People concerned with the big questions of philosophy, or with cross-cultural philosophy, often reach a quick disillusionment with analytic philosophy – the standard approach of academic philosophy departments. The name is apt, as the approach is typically more concerned with analysis than synthesis; the characteristic method is to divide our fuzzy, vague everyday concepts into ever more precise and specific concepts, referring more and more exactly to smaller and smaller things. Analytic philosophers have typically seen the history of philosophy (Western or otherwise) as interesting but not important. The analytic philosopher W.V.O. Quine once quipped that there are two kinds of philosophers: those who do philosophy, and those who do the history of philosophy.

There is value in the analytic approach, best seen when compared to its main opponent, the French “continental” tradition (especially postmodernism).
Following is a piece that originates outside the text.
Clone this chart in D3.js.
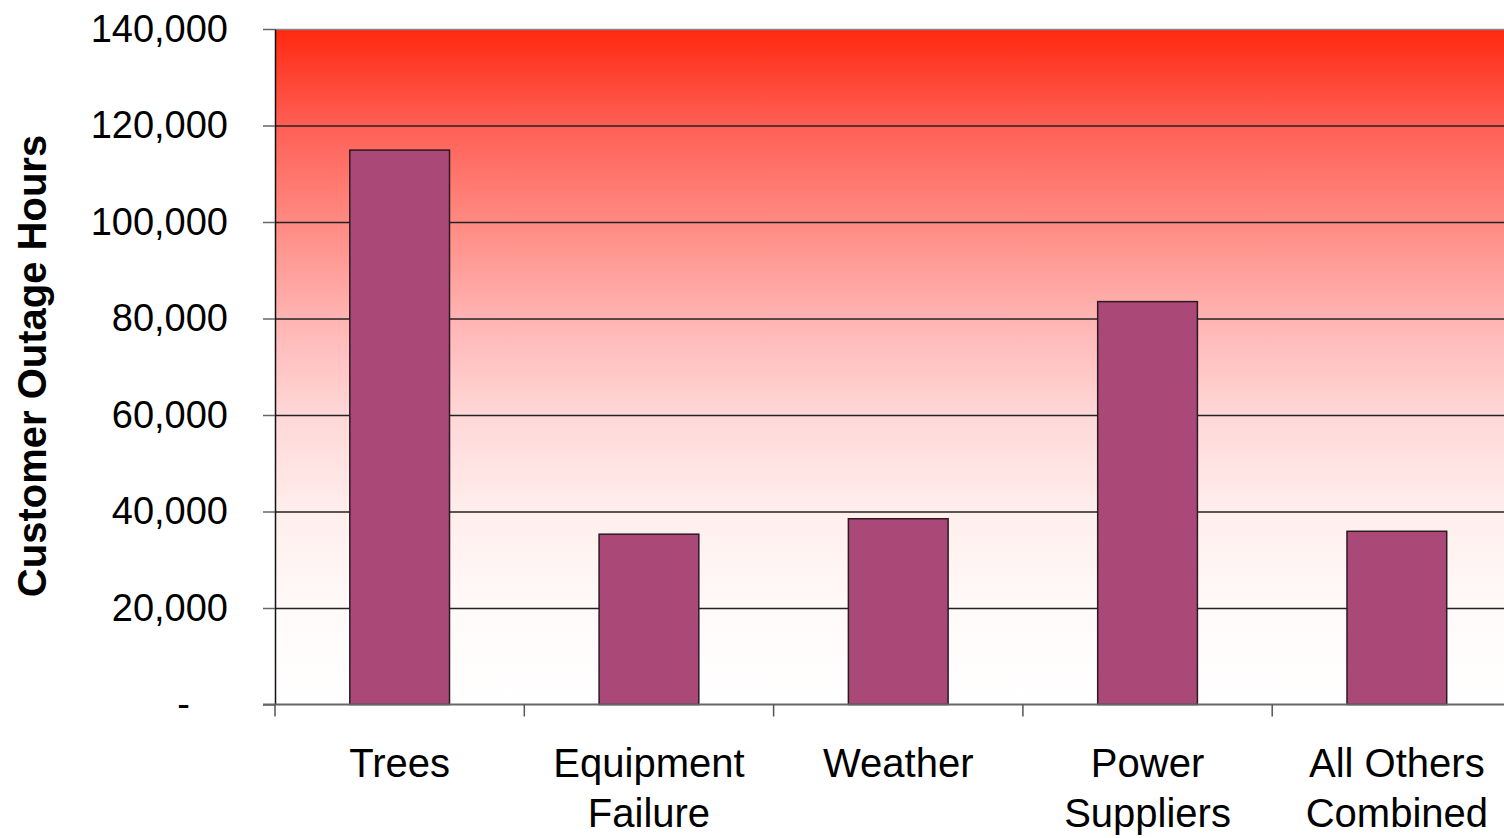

A “continental” philosophy department typically pays much more attention to the great questions, to the history of philosophy, and even to non-Western traditions. (Full disclosure: continental philosophy departments have generally shown considerably more interest in hiring me than analytic ones have.)

What you will find far less of in “continental” philosophy, however, is any discussion of truth. Continental philosophers’ writings tend to work in an exegetical mode: Heidegger said this, Lévinas said that, Foucault said the other thing. But was Heidegger or Foucault right? Much Continental work seems to shy away from such questions, sometimes acting merely as a mouthpiece for the philosopher being explained. Often the reasoning given, based on thinkers like Jacques Derrida, is that truth doesn’t exist in the first place; all that’s left is text and more text. But such an approach makes one see why Quine made his quip.

My own quip: analytic philosophy is truth without significance, continental philosophy is significance without truth. I would like to look for both.